Omit the pictures and output exactly the lines from the start of the entries through the line containing "for (let i = 0;".

PROVIDED RECORDS —
▼▼▼

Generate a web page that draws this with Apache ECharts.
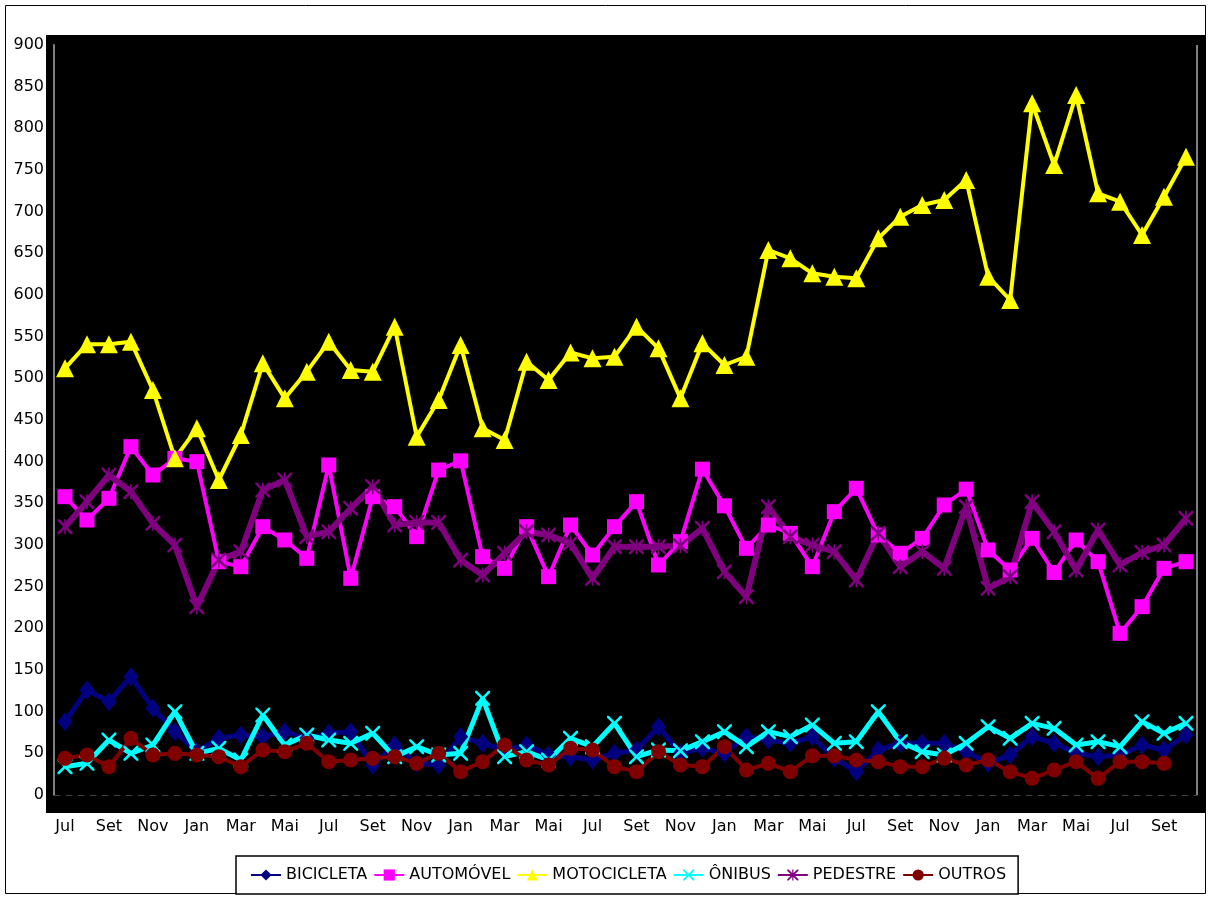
<!DOCTYPE html>
<html>
<head>
<meta charset="utf-8">
<script src="https://cdn.jsdelivr.net/npm/echarts@6/dist/echarts.min.js"></script>
<style>
  html, body { margin: 0; padding: 0; background: #fff; }
  #chart { width: 1211px; height: 899px; }
</style>
</head>
<body>
<div id="chart"></div>
<script>
// Monthly categories, July through October four years later (52 months)
const monthCycle = ['Jul','Ago','Set','Out','Nov','Dez','Jan','Fev','Mar','Abr','Mai','Jun'];
const months = [];
for (let i = 0; i < 52; i++) months.push(monthCycle[i % 12]);

const bicicleta = [88,126,112,142,104,76,52,68,72,70,76,68,74,
                   76,36,60,38,36,70,62,54,60,48,46,42,50,
                   54,82,50,56,50,70,66,62,70,44,28,54,62,
                   62,62,52,38,48,70,62,50,46,48,60,54,72];
const automovel = [358,330,356,418,384,404,400,280,274,322,306,284,396,
                   260,358,346,310,390,401,286,272,322,262,324,288,322,
                   352,276,304,391,347,296,324,314,274,340,368,312,290,
                   308,348,367,294,270,308,267,306,280,194,226,272,280];
const motocicleta = [512,541,541,544,486,404,440,378,432,518,476,508,544,
                     510,508,562,430,474,540,440,426,520,498,531,524,526,
                     562,536,476,542,516,526,654,644,626,622,620,668,694,
                     708,714,738,622,594,830,756,840,722,712,672,718,766];
const onibus = [34,38,66,50,60,100,50,56,42,96,60,72,66,
                62,74,46,58,48,50,116,46,52,42,68,58,86,
                46,54,53,64,76,58,76,70,84,62,64,100,64,
                52,48,62,82,68,86,80,60,64,58,88,74,86];
const pedestre = [322,352,384,364,326,300,226,282,292,366,378,310,316,
                  344,370,324,327,327,282,264,290,316,312,302,260,298,
                  298,298,299,320,268,238,346,310,300,292,258,314,274,
                  292,272,346,248,262,352,316,270,318,276,291,300,332];
const outros = [44,48,34,68,48,50,48,46,34,54,52,62,40,
                42,44,46,38,50,28,40,60,42,36,56,54,34,
                28,52,36,34,58,30,38,28,47,47,42,40,34,
                34,44,36,42,28,20,30,40,20,40,40,38];

const yTicks = { min: 0, max: 900, step: 50 };

const FONT = '"DejaVu Sans", sans-serif';

// thin cross and asterisk markers
const crossPath = 'path://M0,0L1.2,0L5,3.8L8.8,0L10,0L10,1.2L6.2,5L10,8.8L10,10L8.8,10L5,6.2L1.2,10L0,10L0,8.8L3.8,5L0,1.2Z';
const starPath = 'path://M0,0L1.2,0L5,3.8L8.8,0L10,0L10,1.2L6.2,5L10,8.8L10,10L8.8,10L5,6.2L1.2,10L0,10L0,8.8L3.8,5L0,1.2Z' +
                 'M4.45,0L5.55,0L5.55,10L4.45,10Z';

function lineSeries(name, data, color, symbol, symbolSize, width) {
  return {
    name: name,
    type: 'line',
    data: data,
    symbol: symbol,
    symbolSize: symbolSize,
    showAllSymbol: true,
    lineStyle: { color: color, width: width },
    itemStyle: { color: color, borderWidth: 0 },
    emphasis: { disabled: true },
    animation: false
  };
}

const chart = echarts.init(document.getElementById('chart'), null, { renderer: 'canvas' });

chart.setOption({
  backgroundColor: '#ffffff',
  animation: false,
  graphic: [
    // black chart panel behind the plot
    { type: 'rect', z: -10, silent: true,
      shape: { x: 46, y: 35, width: 1160, height: 778 },
      style: { fill: '#000000' } },
    // outer frame
    { type: 'rect', z: -20, silent: true,
      shape: { x: 5.5, y: 5.5, width: 1200, height: 888 },
      style: { fill: '#ffffff', stroke: '#000000', lineWidth: 1 } },
    // right edge of plot
    { type: 'line', z: 5, silent: true,
      shape: { x1: 1197, y1: 45, x2: 1197, y2: 795 },
      style: { stroke: '#808080', lineWidth: 2 } }
  ],
  grid: { left: 54, right: 14, top: 45, bottom: 104, containLabel: false },
  legend: {
    bottom: 5,
    left: 236,
    backgroundColor: '#ffffff',
    borderColor: '#000000',
    borderWidth: 1.5,
    borderRadius: 0,
    padding: [11, 12, 11, 14],
    itemGap: 6,
    itemWidth: 30,
    itemHeight: 14,
    textStyle: { color: '#000000', fontSize: 16, fontFamily: FONT },
    selectedMode: false
  },
  xAxis: {
    type: 'category',
    data: months,
    boundaryGap: true,
    axisLine: { show: true, lineStyle: { color: '#404040', width: 1, type: [6, 6] } },
    axisTick: { show: false },
    axisLabel: { interval: 1, color: '#000000', fontSize: 16, fontFamily: FONT, margin: 24 },
    splitLine: { show: false }
  },
  yAxis: {
    type: 'value',
    min: yTicks.min,
    max: yTicks.max,
    interval: yTicks.step,
    axisLine: { show: true, lineStyle: { color: '#808080', width: 2 } },
    axisTick: { show: false },
    axisLabel: { color: '#000000', fontSize: 16, fontFamily: FONT, margin: 10 },
    splitLine: { show: false }
  },
  series: [
    lineSeries('BICICLETA', bicicleta, '#000080', 'diamond', [15, 19], 5),
    lineSeries('AUTOMÓVEL', automovel, '#ff00ff', 'rect', 15, 4),
    lineSeries('MOTOCICLETA', motocicleta, '#ffff00', 'triangle', [18, 18], 4),
    lineSeries('ÔNIBUS', onibus, '#00ffff', crossPath, 15, 5),
    lineSeries('PEDESTRE', pedestre, '#800080', starPath, 15, 6),
    lineSeries('OUTROS', outros, '#800000', 'circle', 15, 4)
  ]
});
</script>
</body>
</html>
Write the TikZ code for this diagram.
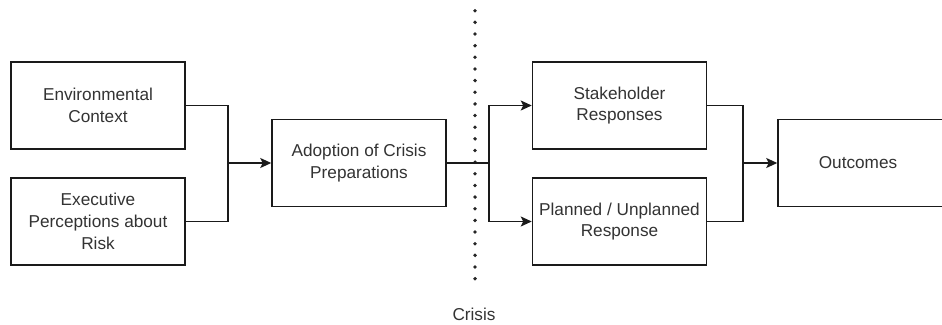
\documentclass[tikz,border=0pt]{standalone}
\usepackage{fontspec}
\setmainfont{Liberation Sans}
\usetikzlibrary{arrows.meta}
\definecolor{inkline}{HTML}{1A1A1A}
\definecolor{inktext}{HTML}{333333}
\tikzset{
  flowbox/.style={draw=inkline, line width=1.5pt, fill=white, rectangle,
    minimum width=174pt, minimum height=87pt, align=center,
    text=inktext, font=\fontsize{17.2}{21.8}\selectfont, inner sep=2pt},
  link/.style={draw=inkline, line width=1.5pt},
  arrowlink/.style={link, -{Stealth[length=11pt,width=10pt,inset=2.5pt]}},
  crisisline/.style={draw=black!85, line width=3.8pt, line cap=round,
    dash pattern=on 0pt off 11.65pt},
}
\begin{document}
\begin{tikzpicture}[x=1pt,y=-1pt]
  \useasboundingbox (0,0) rectangle (942,324);
  \clip (0,0) rectangle (942,324);

  % the crisis divide
  \coordinate (divtop) at (475,10.7);
  \coordinate (divbot) at (475,279);
  \draw[crisisline] (divtop) -- (divbot);
  \node[text=inktext, font=\fontsize{17.2}{20}\selectfont, anchor=base] (crisis) at (474,320.5) {Crisis};

  % boxes
  \node[flowbox] (env)   at (98,105.5)   {Environmental\\Context};
  \node[flowbox] (exec)  at (98,221.5)   {Executive\\Perceptions about\\Risk};
  \node[flowbox] (adopt) at (359,163)    {Adoption of Crisis\\Preparations};
  \node[flowbox] (stake) at (619.5,105.5) {Stakeholder\\Responses};
  \node[flowbox] (plan)  at (619.5,221.5) {Planned / Unplanned\\Response};
  \node[flowbox, minimum width=168pt] (out) at (862,163) {\hspace*{-8pt}Outcomes};

  % junction points
  \coordinate (jin)  at (228,163);
  \coordinate (jmid) at (489,163);
  \coordinate (jout) at (743,163);

  % inputs merge into the adoption box
  \draw[link] (env.east) -| (jin);
  \draw[link] (exec.east) -| (jin);
  \draw[arrowlink] (jin) -- (adopt.west);

  % adoption splits across the divide
  \draw[link] (adopt.east) -- (jmid);
  \draw[arrowlink] (jmid) |- (stake.west);
  \draw[arrowlink] (jmid) |- (plan.west);

  % responses merge into outcomes
  \draw[link] (stake.east) -| (jout);
  \draw[link] (plan.east) -| (jout);
  \draw[arrowlink] (jout) -- (out.west);
\end{tikzpicture}
\end{document}
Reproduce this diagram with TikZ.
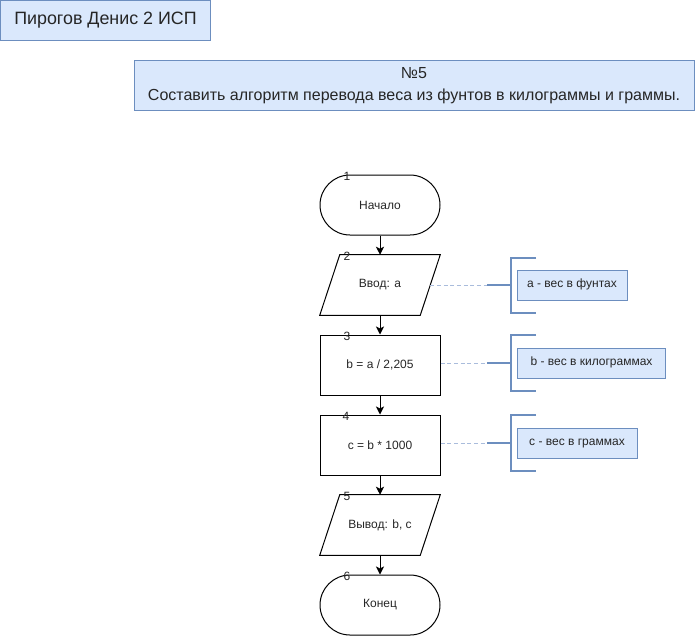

▲▲▲

RESULT —
Generate a web page that draws this with Apache ECharts.
<!DOCTYPE html>
<html>
<head>
<meta charset="utf-8">
<script src="https://cdn.jsdelivr.net/npm/echarts@6/dist/echarts.min.js"></script>
<style>
  html, body { margin: 0; padding: 0; background: #fff; }
  #chart { width: 1211px; height: 899px; }
</style>
</head>
<body>
<div id="chart"></div>
<script>
// Monthly categories, July through October four years later (52 months)
const monthCycle = ['Jul','Ago','Set','Out','Nov','Dez','Jan','Fev','Mar','Abr','Mai','Jun'];
const months = [];
for (let i = 0; i < 52; i++) months.push(monthCycle[i % 12]);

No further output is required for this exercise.